After the passage of a year since Bin Ladin’s death, it is safe to assume and assert that the man is gone, but his ghost is still alive haunting the hard wanton killers and the soft willing captors. The US might have thought that after Bin Ladin’s death, there is going to be a major breakthrough in the war against terrorism. But hard ground realities seem to have defied all predictions and defeated future calculations with regard to combat mission in Afghanistan. Alkaeda’s sanctuaries have been simply taken over by the Taliban fighters not eliminated as hoped and planned by the US. The US is all set to pack up its mission in Afghanistan, but it does not have stomach to initiate similar anti-terrorism campaign to hunt down the Alkaeda militants in Yemen. Reliance on drones alone is not going to produce the desired outcome in Yemen and putting ground forces there is not a possibility in near future.
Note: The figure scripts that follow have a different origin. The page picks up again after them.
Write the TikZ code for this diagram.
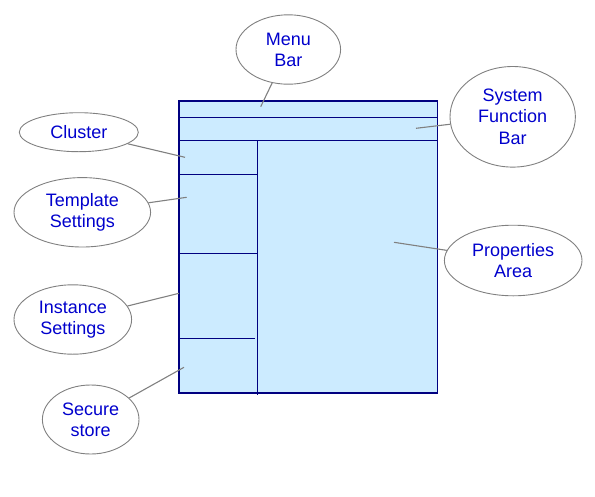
\documentclass[tikz,border=0pt]{standalone}
\usepackage{fontspec}
\setmainfont{Liberation Sans}
\usetikzlibrary{shapes.geometric}
\definecolor{boxfill}{RGB}{204,235,255}
\definecolor{boxline}{RGB}{0,0,128}
\definecolor{txtblue}{RGB}{0,0,204}
\definecolor{callgray}{RGB}{128,128,128}
\tikzset{
  callout/.style={ellipse, draw=callgray, line width=0.9pt, inner sep=0pt,
    minimum width=2*#1, text=txtblue, align=center,
    font=\fontsize{18}{21.2}\selectfont},
  lead/.style={draw=callgray, line width=1.1pt},
  part/.style={draw=boxline, line width=1.3pt}
}
\begin{document}
\begin{tikzpicture}[x=1pt,y=-1pt]
\useasboundingbox (0,0) rectangle (595,496);
% main box
\fill[boxfill] (178.3,100.3) rectangle (436.7,392.3);
\node[part, minimum width=258.4pt, minimum height=292pt, inner sep=0pt, anchor=north west] (frame) at (178.3,100.3) {};
\draw[part] (178.3,117.3) -- (436.7,117.3);
\draw[part] (178.3,140.3) -- (436.7,140.3);
\draw[part] (257.3,140.3) -- (257.3,394.5);
\draw[part] (178.3,174.3) -- (257.3,174.3);
\draw[part] (178.3,253.3) -- (257.3,253.3);
\draw[part] (178.3,338.3) -- (255.3,338.3);
% callouts
\node[callout=52.3pt, minimum height=69.4pt] (menu) at (288.3,49.5) {Menu\\Bar};
\node[callout=62.7pt, minimum height=100.6pt] (sysf) at (512.7,116.8) {System\\Function\\Bar};
\node[callout=68.8pt, minimum height=70.6pt] (prop) at (513.2,260.5) {Properties\\Area};
\node[callout=59.5pt, minimum height=39pt] (clus) at (78.8,132.2) {Cluster};
\node[callout=68.3pt, minimum height=69.4pt] (tmpl) at (82.3,212.3) {Template\\Settings};
\node[callout=58.8pt, minimum height=69.4pt] (inst) at (72.8,319.5) {Instance\\Settings};
\node[callout=48.3pt, minimum height=69pt] (secu) at (90.7,419.5) {Secure\\store};
% leader ends
\coordinate (pmenu) at (260.7,106.7);
\coordinate (psysf) at (416,128.3);
\coordinate (pprop) at (394,242.3);
\coordinate (pclus) at (185,157.3);
\coordinate (ptmpl) at (186.7,197.3);
\coordinate (pinst) at (179,293.3);
\coordinate (psecu) at (184,367.3);
\draw[lead] (menu) -- (pmenu);
\draw[lead] (sysf) -- (psysf);
\draw[lead] (prop) -- (pprop);
\draw[lead] (clus) -- (pclus);
\draw[lead] (tmpl) -- (ptmpl);
\draw[lead] (inst) -- (pinst);
\draw[lead] (secu) -- (psecu);
\end{tikzpicture}
\end{document}
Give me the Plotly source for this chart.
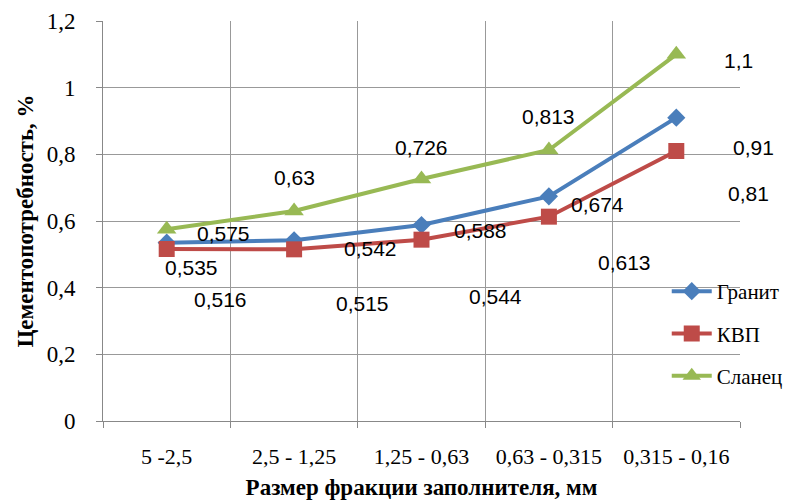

Alkaeda has lost its leader but found a new safe haven more secure because it is going to be home territory for its ragtag warriors. Yemen with its restive population living at margins on account of rampant unemployment and poverty is going to be a fertile ground for Al-Qaeda, hence the group is determined to seek power and sustenance from this new sanctuary, opening a new battle-front in war against terrorism or whatever label is given by the US and its allies after their withdrawal from Afghanistan.